Composer Jon Jang became the first American born Chinese to compose a symphonic work that honors Chinese American history. Commissioned by the Sacramento Philharmonic Orchestra and Oakland East Bay Symphony, Jon Jang composed The Chinese American Symphony which pays tribute to the Chinese immigrant laborers who built the first transcontinental railroad in United States. For nearly four decades, composer and pianist Jon Jang give a musical voice to a history that has been silent. A majority of his works represents a chronology of Chinese American history in San Francisco such as Island: The Immigrant Suite No. 2 for the Kronos Quartet.
Chris Brown, composer, pianist, and electronic musician, makes music with self-designed sonic systems that include acoustic and electroacoustic instruments, interactive software, computer networks, microtonal tunings, and improvisation. His compositions are designs for performances in which people bring to life the musical structures embedded in scores, instruments, and machines.

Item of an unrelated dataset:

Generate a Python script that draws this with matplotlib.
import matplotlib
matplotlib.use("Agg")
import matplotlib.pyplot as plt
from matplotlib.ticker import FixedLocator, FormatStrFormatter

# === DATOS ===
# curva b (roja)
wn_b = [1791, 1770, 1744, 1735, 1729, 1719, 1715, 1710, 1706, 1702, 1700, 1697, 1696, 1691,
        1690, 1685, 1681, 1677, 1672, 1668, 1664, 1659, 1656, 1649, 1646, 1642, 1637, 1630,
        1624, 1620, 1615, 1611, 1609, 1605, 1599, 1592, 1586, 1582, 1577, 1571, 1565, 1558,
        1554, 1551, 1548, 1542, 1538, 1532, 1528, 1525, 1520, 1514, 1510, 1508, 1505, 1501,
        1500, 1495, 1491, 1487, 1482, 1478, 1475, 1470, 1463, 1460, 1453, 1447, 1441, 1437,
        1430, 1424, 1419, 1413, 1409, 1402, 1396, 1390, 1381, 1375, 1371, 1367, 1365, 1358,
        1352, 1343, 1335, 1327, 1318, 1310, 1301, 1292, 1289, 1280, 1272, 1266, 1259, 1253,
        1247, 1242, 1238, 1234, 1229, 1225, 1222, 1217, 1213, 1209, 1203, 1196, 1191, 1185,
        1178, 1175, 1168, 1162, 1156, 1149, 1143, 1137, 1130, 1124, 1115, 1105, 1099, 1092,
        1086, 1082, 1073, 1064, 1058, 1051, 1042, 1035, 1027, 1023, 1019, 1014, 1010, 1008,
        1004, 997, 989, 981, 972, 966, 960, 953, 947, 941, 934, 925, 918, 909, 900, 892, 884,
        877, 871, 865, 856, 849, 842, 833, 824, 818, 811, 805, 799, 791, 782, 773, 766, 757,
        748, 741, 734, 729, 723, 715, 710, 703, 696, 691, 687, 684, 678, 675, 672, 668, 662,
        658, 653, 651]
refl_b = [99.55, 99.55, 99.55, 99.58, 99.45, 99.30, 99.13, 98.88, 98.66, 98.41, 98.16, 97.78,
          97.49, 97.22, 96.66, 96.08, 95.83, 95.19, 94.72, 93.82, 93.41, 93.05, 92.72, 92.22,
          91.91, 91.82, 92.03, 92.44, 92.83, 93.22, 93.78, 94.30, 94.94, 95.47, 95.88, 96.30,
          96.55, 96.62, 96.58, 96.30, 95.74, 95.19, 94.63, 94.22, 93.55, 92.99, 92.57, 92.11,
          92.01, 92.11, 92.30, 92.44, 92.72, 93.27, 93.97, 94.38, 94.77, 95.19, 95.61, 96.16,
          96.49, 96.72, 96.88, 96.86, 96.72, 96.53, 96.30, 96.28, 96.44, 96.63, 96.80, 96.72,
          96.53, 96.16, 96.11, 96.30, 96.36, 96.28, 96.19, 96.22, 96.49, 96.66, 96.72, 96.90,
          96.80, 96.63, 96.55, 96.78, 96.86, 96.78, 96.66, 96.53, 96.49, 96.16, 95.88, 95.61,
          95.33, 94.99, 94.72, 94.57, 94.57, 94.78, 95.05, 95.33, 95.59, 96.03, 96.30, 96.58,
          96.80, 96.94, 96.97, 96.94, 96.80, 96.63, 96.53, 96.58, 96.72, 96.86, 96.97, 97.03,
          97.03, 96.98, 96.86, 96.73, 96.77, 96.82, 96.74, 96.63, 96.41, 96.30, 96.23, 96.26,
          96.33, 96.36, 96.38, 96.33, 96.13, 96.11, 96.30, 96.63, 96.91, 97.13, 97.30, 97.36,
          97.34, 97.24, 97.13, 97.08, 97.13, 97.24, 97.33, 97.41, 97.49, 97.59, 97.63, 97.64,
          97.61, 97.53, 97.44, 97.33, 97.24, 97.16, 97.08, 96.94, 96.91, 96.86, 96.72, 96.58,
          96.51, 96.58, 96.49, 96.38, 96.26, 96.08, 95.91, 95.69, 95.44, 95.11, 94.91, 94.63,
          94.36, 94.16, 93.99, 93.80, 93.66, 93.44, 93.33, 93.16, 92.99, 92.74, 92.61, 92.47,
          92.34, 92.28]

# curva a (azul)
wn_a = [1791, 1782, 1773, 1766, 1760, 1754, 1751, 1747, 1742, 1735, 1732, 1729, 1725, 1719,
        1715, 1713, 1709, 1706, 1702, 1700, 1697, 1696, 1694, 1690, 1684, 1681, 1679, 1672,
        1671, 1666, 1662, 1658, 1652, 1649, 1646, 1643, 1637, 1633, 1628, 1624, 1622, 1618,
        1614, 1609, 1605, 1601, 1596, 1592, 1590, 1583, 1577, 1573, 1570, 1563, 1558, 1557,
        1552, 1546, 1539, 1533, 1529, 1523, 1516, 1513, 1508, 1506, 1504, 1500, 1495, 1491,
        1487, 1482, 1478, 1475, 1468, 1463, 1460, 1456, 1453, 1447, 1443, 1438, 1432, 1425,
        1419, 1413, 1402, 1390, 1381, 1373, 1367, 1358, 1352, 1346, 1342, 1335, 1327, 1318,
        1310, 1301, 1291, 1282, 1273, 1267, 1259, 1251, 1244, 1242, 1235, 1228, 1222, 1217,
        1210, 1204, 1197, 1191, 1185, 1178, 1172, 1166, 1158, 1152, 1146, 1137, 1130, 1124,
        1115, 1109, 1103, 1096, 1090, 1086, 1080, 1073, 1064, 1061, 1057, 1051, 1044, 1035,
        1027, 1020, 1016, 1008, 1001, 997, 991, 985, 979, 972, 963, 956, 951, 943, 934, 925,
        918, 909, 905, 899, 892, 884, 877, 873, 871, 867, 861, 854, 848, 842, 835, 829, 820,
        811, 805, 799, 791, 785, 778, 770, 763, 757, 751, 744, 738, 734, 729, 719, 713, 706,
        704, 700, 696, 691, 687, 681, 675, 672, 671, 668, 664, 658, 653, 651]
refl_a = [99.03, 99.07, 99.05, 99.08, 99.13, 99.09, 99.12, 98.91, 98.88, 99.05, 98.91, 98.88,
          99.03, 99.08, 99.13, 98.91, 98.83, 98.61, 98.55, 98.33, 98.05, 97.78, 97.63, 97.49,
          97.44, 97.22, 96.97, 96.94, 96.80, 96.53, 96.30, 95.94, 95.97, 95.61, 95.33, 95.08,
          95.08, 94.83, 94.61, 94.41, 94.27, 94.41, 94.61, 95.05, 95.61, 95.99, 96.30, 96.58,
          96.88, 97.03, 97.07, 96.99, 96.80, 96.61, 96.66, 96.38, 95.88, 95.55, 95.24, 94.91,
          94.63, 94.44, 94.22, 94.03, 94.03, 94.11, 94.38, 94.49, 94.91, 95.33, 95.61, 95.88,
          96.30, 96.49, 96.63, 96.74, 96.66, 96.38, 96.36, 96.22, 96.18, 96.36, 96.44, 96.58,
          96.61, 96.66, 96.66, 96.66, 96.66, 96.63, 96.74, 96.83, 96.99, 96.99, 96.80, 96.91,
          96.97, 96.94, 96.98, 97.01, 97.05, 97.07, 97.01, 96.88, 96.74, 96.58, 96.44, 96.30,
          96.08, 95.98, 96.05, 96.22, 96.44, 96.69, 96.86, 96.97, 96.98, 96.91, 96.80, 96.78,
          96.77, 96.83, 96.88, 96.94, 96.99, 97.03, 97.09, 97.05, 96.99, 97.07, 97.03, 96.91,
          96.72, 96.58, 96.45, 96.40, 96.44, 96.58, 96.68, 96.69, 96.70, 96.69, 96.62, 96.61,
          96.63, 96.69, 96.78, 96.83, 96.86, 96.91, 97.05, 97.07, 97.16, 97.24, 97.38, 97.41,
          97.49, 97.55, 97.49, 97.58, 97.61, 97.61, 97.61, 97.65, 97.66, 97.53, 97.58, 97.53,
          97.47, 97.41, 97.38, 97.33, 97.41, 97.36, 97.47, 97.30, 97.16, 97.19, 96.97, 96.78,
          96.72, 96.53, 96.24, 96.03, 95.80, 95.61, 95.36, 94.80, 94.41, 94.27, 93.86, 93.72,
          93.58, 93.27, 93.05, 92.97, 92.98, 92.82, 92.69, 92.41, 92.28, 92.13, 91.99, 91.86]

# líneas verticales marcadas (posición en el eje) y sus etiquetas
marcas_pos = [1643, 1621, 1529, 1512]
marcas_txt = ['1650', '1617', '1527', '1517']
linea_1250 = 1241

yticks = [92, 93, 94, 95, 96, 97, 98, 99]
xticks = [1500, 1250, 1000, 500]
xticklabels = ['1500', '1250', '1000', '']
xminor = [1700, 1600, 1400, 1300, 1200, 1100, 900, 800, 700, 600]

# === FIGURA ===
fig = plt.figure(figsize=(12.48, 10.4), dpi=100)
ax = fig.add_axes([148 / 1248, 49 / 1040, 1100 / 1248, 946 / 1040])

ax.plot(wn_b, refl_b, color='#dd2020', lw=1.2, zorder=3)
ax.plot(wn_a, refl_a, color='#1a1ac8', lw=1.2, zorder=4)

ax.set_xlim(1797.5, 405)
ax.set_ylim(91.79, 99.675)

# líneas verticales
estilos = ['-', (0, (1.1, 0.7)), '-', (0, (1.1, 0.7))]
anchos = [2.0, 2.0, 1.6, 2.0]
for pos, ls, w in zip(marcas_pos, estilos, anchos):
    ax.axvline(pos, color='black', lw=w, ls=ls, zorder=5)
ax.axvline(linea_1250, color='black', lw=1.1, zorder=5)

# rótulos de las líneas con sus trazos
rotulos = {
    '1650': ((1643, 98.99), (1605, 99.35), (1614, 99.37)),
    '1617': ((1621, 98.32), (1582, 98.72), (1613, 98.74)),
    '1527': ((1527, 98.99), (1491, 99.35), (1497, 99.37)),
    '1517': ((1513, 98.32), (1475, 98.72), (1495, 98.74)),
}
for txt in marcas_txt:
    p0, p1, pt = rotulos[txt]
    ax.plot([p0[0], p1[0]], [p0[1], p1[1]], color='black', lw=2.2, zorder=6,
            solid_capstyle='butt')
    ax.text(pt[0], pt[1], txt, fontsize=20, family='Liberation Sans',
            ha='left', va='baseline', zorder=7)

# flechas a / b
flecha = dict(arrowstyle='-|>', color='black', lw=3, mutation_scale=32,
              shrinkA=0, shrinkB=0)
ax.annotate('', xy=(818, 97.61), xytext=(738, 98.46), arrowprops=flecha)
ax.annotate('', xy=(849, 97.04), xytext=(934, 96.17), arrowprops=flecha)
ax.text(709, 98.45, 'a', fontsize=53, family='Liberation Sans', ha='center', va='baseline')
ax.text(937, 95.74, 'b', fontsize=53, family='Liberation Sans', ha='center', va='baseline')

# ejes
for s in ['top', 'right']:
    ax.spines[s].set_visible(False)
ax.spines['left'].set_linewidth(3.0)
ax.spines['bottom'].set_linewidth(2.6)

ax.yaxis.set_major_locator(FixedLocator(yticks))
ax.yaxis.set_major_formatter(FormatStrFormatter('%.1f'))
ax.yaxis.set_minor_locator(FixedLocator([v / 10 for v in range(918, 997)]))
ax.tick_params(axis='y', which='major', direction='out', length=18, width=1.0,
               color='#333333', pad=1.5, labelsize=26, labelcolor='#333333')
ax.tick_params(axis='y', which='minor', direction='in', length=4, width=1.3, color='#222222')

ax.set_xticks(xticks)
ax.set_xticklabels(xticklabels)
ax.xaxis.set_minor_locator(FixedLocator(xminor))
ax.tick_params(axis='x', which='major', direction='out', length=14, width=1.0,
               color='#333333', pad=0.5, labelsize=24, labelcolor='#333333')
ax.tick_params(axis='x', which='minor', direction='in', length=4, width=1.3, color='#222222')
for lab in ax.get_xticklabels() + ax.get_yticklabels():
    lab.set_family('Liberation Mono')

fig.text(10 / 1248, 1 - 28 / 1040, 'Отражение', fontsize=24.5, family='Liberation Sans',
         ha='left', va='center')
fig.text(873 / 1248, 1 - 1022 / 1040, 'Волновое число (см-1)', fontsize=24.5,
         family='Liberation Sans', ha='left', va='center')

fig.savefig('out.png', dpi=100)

Marcus Anthony Shelby is a composer, bassist, bandleader, and educator who currently lives in San Francisco, California. His work focuses on the history, present, and future of African American lives social movements and music education. In 1990, Marcus Shelby received the Charles Mingus Scholarship to attend Cal Arts and study composition with James Newton and bass with Charlie Haden. Currently, Shelby is the Artistic Director of Healdsburg Jazz, an artist in residence with the Yerba Buena Gardens Festival, and a past resident artist with the San Francisco Jazz Festival and the Healdsburg Jazz Festival.
BIOGRAPHY
Mildred Howard (b. 1945, San Francisco, CA) is best known for her multimedia assemblage work and installations. Her large-scale works have been installed at sites including Creative Time in New York; InSITE in San Diego, CA; the Museum of Glass in Tacoma, WA; the National Museum of Women in the Arts; the New Museum in New York; throughout the City of Oakland; and in the San Francisco International Airport.

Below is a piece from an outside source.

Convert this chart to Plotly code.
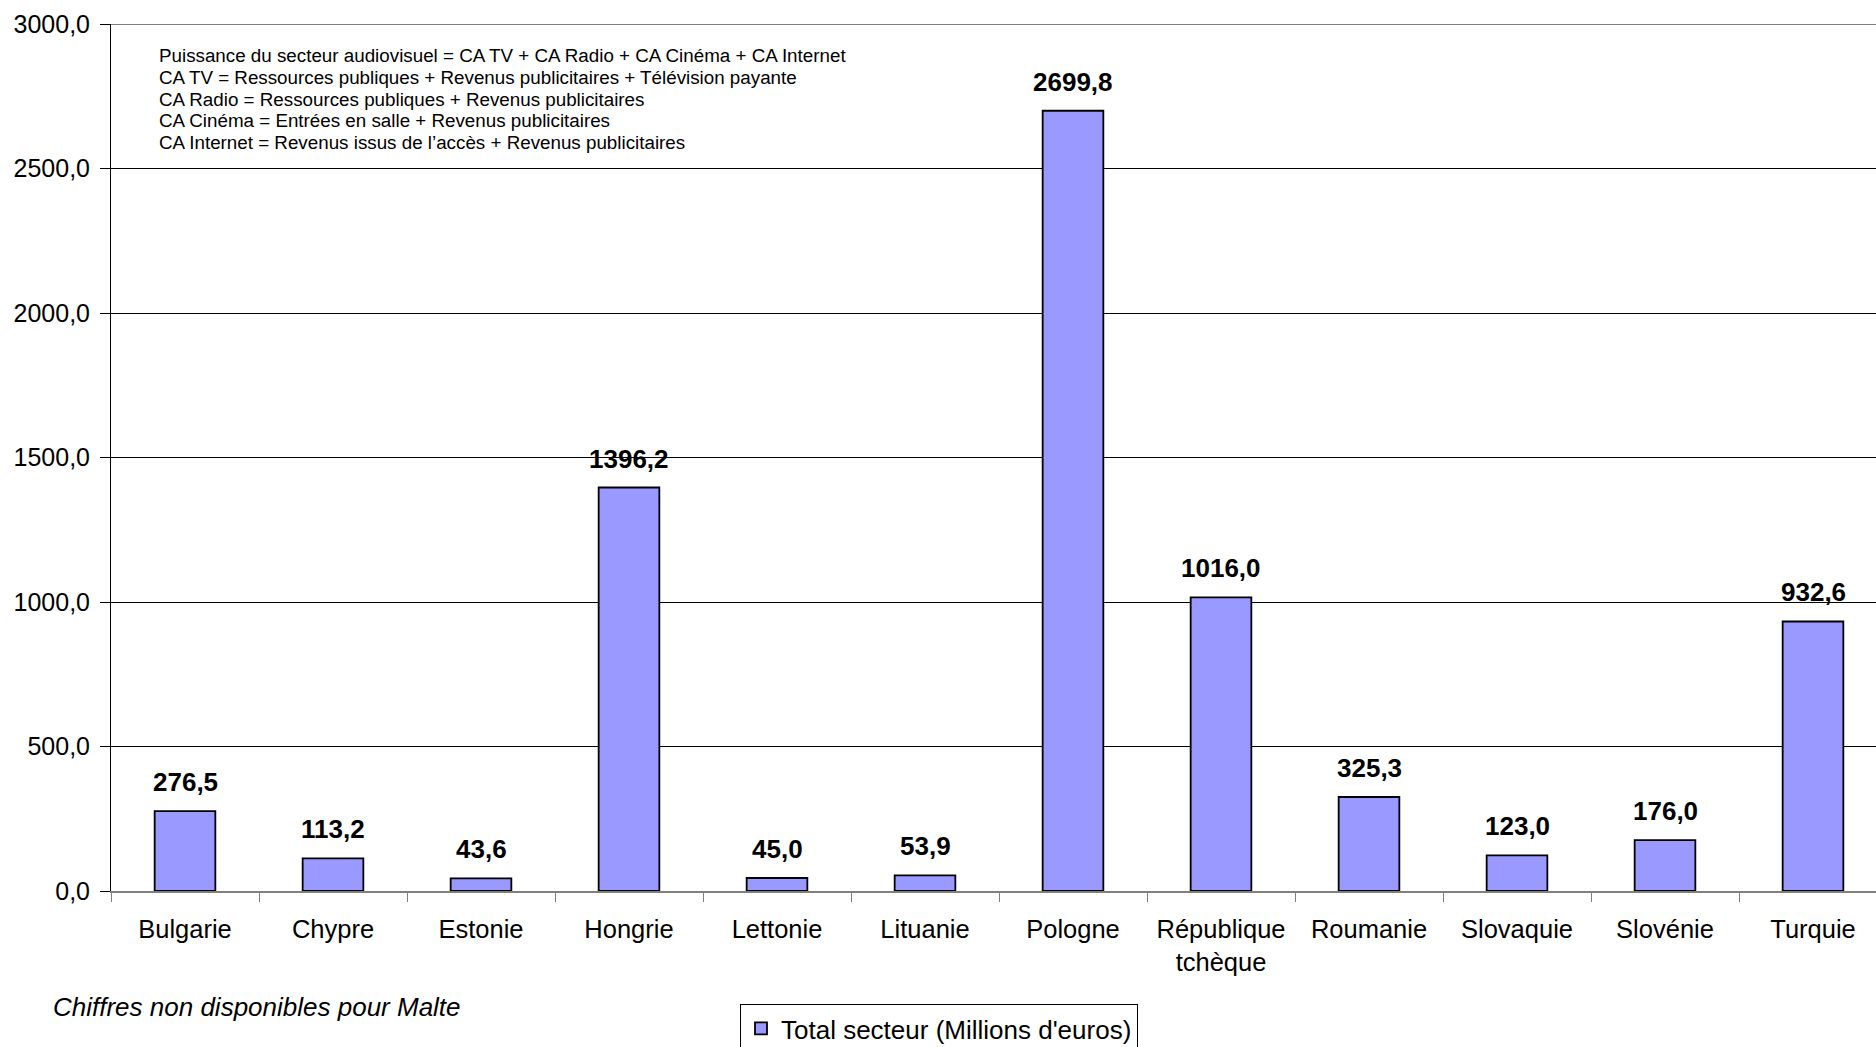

Works by Howard are included in the permanent collections of the Berkeley Art Museum, Berkeley, CA; the de Young Museum, San Francisco, CA; Los Angeles County Museum of Art, Los Angeles, CA; the
Museum of Contemporary Art San Diego, San Diego, CA; the Museum of Glass and Contemporary Art, Tacoma, WA; the Oakland Museum, Oakland, CA; SFMOMA, San Francisco, CA; and the San Jose Museum of Art San Jose, CA, among others.

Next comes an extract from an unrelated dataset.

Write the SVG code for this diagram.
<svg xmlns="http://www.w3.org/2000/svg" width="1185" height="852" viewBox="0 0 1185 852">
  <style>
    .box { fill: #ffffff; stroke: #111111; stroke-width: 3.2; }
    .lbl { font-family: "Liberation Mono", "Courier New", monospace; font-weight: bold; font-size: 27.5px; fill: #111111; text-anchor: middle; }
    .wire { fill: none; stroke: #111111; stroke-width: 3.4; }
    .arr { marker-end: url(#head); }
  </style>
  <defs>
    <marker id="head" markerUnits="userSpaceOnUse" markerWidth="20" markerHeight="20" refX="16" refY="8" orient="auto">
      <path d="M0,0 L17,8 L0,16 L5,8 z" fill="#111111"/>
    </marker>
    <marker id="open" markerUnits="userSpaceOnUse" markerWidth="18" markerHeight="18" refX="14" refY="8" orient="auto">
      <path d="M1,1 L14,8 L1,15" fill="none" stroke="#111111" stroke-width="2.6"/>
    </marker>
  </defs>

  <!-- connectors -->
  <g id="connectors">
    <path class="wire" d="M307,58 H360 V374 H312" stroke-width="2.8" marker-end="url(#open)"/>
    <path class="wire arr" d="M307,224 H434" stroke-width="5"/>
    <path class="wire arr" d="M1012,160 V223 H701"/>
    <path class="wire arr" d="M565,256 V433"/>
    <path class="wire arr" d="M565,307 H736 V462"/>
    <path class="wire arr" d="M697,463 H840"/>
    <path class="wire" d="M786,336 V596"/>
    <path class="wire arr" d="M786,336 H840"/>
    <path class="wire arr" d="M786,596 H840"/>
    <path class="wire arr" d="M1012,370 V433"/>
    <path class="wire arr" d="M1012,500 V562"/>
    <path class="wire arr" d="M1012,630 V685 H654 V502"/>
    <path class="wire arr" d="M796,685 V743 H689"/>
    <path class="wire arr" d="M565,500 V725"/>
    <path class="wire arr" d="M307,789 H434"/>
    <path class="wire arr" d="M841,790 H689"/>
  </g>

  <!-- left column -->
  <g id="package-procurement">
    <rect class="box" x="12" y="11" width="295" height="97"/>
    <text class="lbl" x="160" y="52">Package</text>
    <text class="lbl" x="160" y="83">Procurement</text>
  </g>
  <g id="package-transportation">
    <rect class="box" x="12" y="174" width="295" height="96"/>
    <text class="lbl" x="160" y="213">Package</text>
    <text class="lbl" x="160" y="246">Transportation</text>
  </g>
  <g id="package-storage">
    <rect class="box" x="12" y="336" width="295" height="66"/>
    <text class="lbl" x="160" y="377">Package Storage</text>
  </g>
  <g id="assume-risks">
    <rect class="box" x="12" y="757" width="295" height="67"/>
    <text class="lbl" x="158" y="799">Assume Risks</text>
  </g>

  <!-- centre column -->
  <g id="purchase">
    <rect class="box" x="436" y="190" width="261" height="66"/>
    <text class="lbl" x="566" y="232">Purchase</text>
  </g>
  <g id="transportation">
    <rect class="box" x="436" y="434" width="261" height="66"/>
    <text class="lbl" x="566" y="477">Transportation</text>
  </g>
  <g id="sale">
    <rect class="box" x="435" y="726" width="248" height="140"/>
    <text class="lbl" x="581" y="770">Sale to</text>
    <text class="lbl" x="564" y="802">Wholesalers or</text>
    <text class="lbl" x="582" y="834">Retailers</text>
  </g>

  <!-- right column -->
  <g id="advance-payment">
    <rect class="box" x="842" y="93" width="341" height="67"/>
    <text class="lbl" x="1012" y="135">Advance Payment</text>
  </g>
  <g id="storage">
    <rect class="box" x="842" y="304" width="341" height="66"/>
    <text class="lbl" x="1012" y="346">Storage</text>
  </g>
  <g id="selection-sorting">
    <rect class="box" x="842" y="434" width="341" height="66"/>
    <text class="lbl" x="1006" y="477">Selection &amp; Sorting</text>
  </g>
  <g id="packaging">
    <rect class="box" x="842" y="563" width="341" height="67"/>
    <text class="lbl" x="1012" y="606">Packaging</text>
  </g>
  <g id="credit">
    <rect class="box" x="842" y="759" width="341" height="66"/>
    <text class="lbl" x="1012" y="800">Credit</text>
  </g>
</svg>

Howard’s numerous awards and honors include the Adaline Kent Award from the San Francisco Art Institute (1991), a fellowship from the California Arts Council (2003), the Joan Mitchell Foundation Award (2004/5), the Nancy Graves Grant for Visual Artists (2017), and the Douglas G. MacAgy Distinguished Achievement Award at San Francisco Art Institute (2018). In 2015, she received the Lee Krasner Award in recognition of a lifetime of artistic achievement. Most recently, she received honorary doctorate degrees from the California College of the Arts and California State University, East Bay in 2023.
Howard completed her Associates of Arts Degree & Certificate in Fashion Art at the College of Alameda, Alameda, CA in 1977 and received her MFA from Fiberworks Center for the Textile Arts at John F. Kennedy University in Berkeley, CA in 1985.